I think you are getting the paint stripped better than it really needs to be. There was just too many coats of the old paint on there to do a good paint job over the top. You just need to get most of it off to be able to paint over it. You will need to provide good ventilation and wear a chemical respirator when sanding the cabinets. It's certainly to have lead in the paint. Lead was once used as a pigment in white paint.
Most of the voids and defects you could fill with a fiberglass filler. Where the casing is suppose to be nailed to the jamb you might take a piece of 2x4 and a heavy hammer and see if you can close the gap. Then it could be caulked.
Where the drawer, I think you could repair that one instead of building a new box.
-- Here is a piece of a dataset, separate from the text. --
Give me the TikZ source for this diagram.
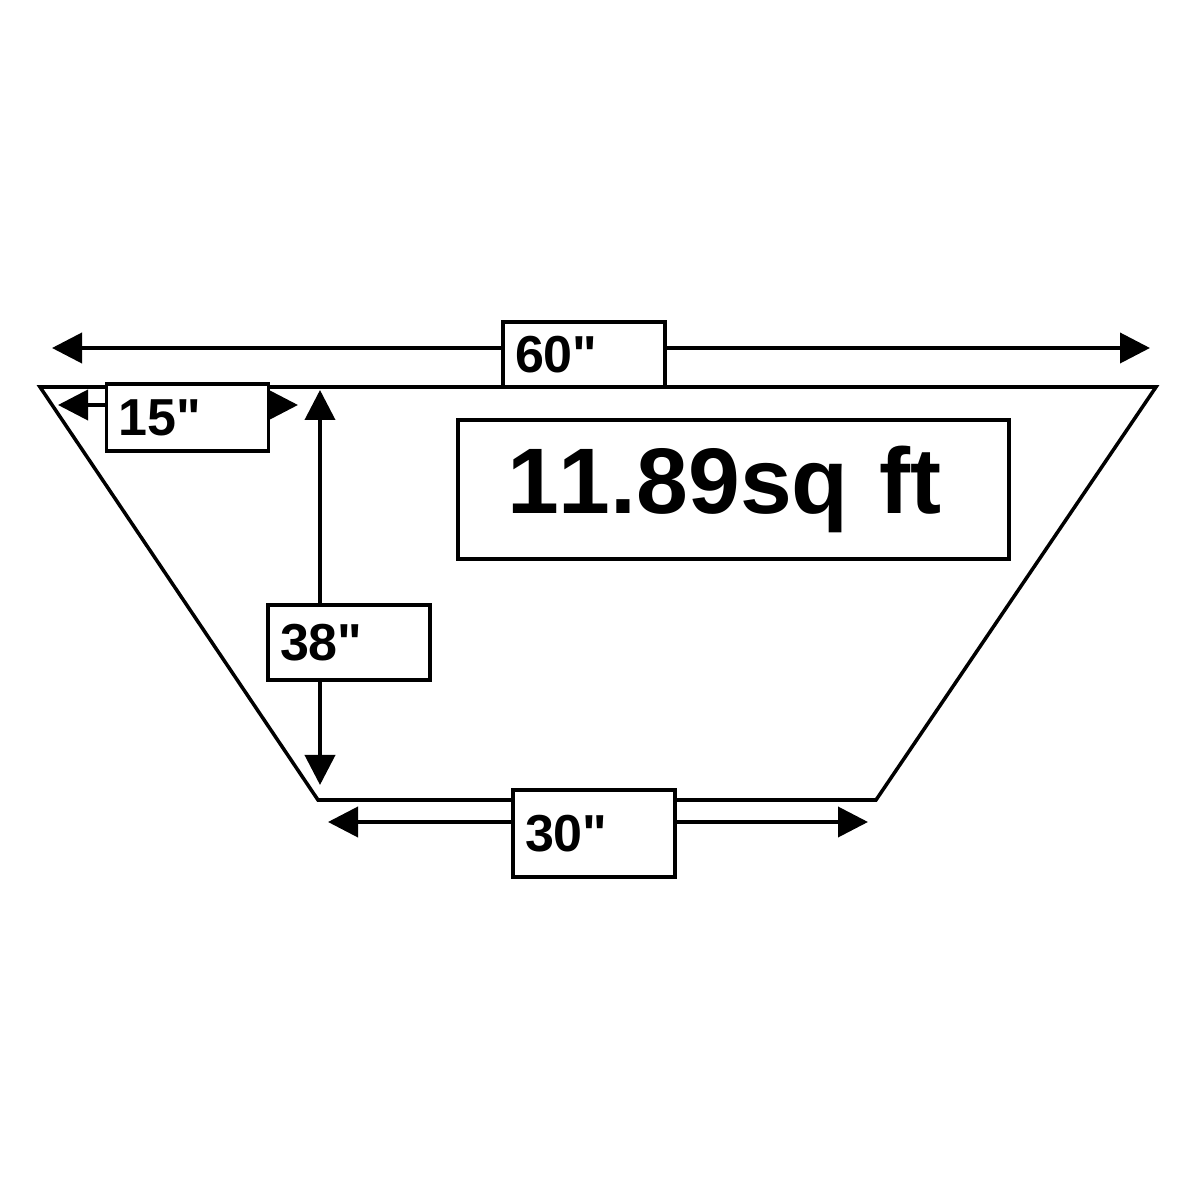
\documentclass[tikz,border=0pt]{standalone}
\usepackage{fontspec}
\setmainfont{Liberation Sans}[Ligatures=TeXOff,Kerning=Off]
\usetikzlibrary{arrows.meta}

\begin{document}
\begin{tikzpicture}[
		dimline/.style={line width=1.1pt,-{Triangle[length=3mm,width=3mm]}},
		lblbox/.style={draw,line width=1pt,fill=white,minimum width=1.62cm,text width=1.38cm,inner xsep=0.12cm,align=left,font=\fontsize{14.8}{16}\selectfont\bfseries},
		areabox/.style={draw,line width=1pt,minimum width=5.51cm,minimum height=1.39cm,text width=4.53cm,inner xsep=0.49cm,align=left,font=\fontsize{26.5}{30}\selectfont\bfseries}
	]
		\useasboundingbox (0,0) rectangle (12,12);
		
		% the trapezoid
		\draw[line width=1pt] (0.40,8.13) -- (11.56,8.13) -- (8.76,4.00) -- (3.18,4.00) -- cycle;
		
		% top width
		\node[lblbox,minimum height=0.65cm] (lbl60) at (5.84,8.455) {60"};
		\coordinate (w60l) at (0.52,8.52);
		\coordinate (w60r) at (11.50,8.52);
		\draw[dimline] (lbl60.west |- w60l) -- (w60l);
		\draw[dimline] (lbl60.east |- w60l) -- (w60r);
		
		% offset
		\node[lblbox,minimum height=0.67cm] (lbl15) at (1.875,7.825) {15"};
		\coordinate (w15l) at (0.58,7.95);
		\coordinate (w15r) at (2.98,7.95);
		\draw[dimline] (lbl15.west |- w15l) -- (w15l);
		\draw[dimline] (lbl15.east |- w15r) -- (w15r);
		
		% height
		\node[lblbox,minimum height=0.75cm] (lbl38) at (3.49,5.575) {38"};
		\coordinate (h38t) at (3.20,8.10);
		\coordinate (h38b) at (3.20,4.15);
		\draw[dimline] (h38t |- lbl38.north) -- (h38t);
		\draw[dimline] (h38b |- lbl38.south) -- (h38b);
		
		% bottom width
		\node[lblbox,minimum height=0.87cm] (lbl30) at (5.94,3.665) {30"};
		\coordinate (w30l) at (3.28,3.78);
		\coordinate (w30r) at (8.68,3.78);
		\draw[dimline] (lbl30.west |- w30l) -- (w30l);
		\draw[dimline] (lbl30.east |- w30r) -- (w30r);
		
		% area
		\node[areabox] (area) at (7.335,7.105) {11.89sq ft};
	\end{tikzpicture}
\end{document}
Since the bottom is thick and nailed to the underneath side you could remove it altogether. Then put some blocking around the inside of the box at the bottom and insert a piece of 1/4" plywood. Then because of the overall width of the box is too wide for side mount slides you could put undermount slides. I believe the thickness of the drawer bottom would give you enough clearance and if not it would be pretty close so you might be able to enlarge the opening a little to make it work.
The end of the door where it has wood rotted out I would try to chisel out as much of the rotted wood away as you can and cut a piece of solid wood to glue in there.
Some of the doors no longer fit the openings right. You might cut them where they are aliened with the openings again. The larger gap won't matter as much as being true to the opening.
There are 12 cabinet doors (24 sides) and all but about 6 side sides have been stripped back. All the frames and cases have been stripped. Leaving some of the primer or paint on them is fine as after the scraping and sanding it wont telegraph through a new paint job. The next step is a deeper stripping of the profile details of rails ands stiles, which will just take some patience and is the last stripping operation left. Then some filling and patching; then tuning the refitting. Yeah, I've been using Bondo primarily and a touch of Ready Patch. (Btw, instead of stripping one technique I used a few years ago on some cruddy baseboards in a hallway was to skim coat them with Ready Patch and then sand the Ready Patch flush ... because they are at floor level and seen from 5'-6' away, they look perfect.)
The baseboards are all stripped. The sheet metal sink cabinet has been stripped except for some a few touch up spots ... and it's doors. For the latter I was planning to just grind them off and make two new doors from wood ... however, I think I'm going to revert to my 1st option which was to strip them and try filling/smoothing the dents with Bondo (if that doesn't go well I'll make new ones and get new hinges). It's a good area to practice my nascent body-filling skills and I can screw up without serious consequence. An educational opportunity.
The drawers are shot. I only posted the one pic but they are missing several tails from the dovetails (one joint is missing nearly all
the tails). I've recently got some new soft maple for the drawers and it has been several years since I've cut dovetails or done any quality hand tool work ... so I'm actually looking forward
to that ... it'll be fun
as opposed to the labors of stripping. As mentioned, I've already sourced some extremely nice Blumotion soft-close slides for the two drawers. All of this is a sort of warm-up to get re-familiarized with my machinery and hand tools after a long sabbatical, to tune them up, plus make the acquaintance of some new tools (ex. I recently got a 100 year old Stanley #80 scraper and totally adore it), learn their use, improve my skillset, and set the stage for some furniture design and fabrication.
Uniformity of door-to-frame gaps are a concern, I'll tackle that at there tuning/fitting phase.
I've got exceptional respiration equipment (and have done damage there in the past), including acid gas canisters for the respirator, a supplied air system, plus a serious exhaust fan. This time around I got a correct pair of PVA gloves for dealing with the methylene chloride, instead of pickling & dissolving my hands in the inadequate PVC or rubber gloves.
I also have a seriously outfitted spray setup with top quality guns (but will likely brush on the cabinet finish) except for the metal sink. There's also a dumb waiter and other period details that have been stripped and will be sprayed. It's nice to keep a lot of the kitchen's stuff from the original era, for example I love the look of the cabinet latches (I'll need to source new brass ones) which would be lost with overlay doors.
Overall, it's getting knocked out.
The remaining obstacles are sourcing brass hinges (no luck at all on that and it's seeming hopeless) ... and finding a suitable crown molding.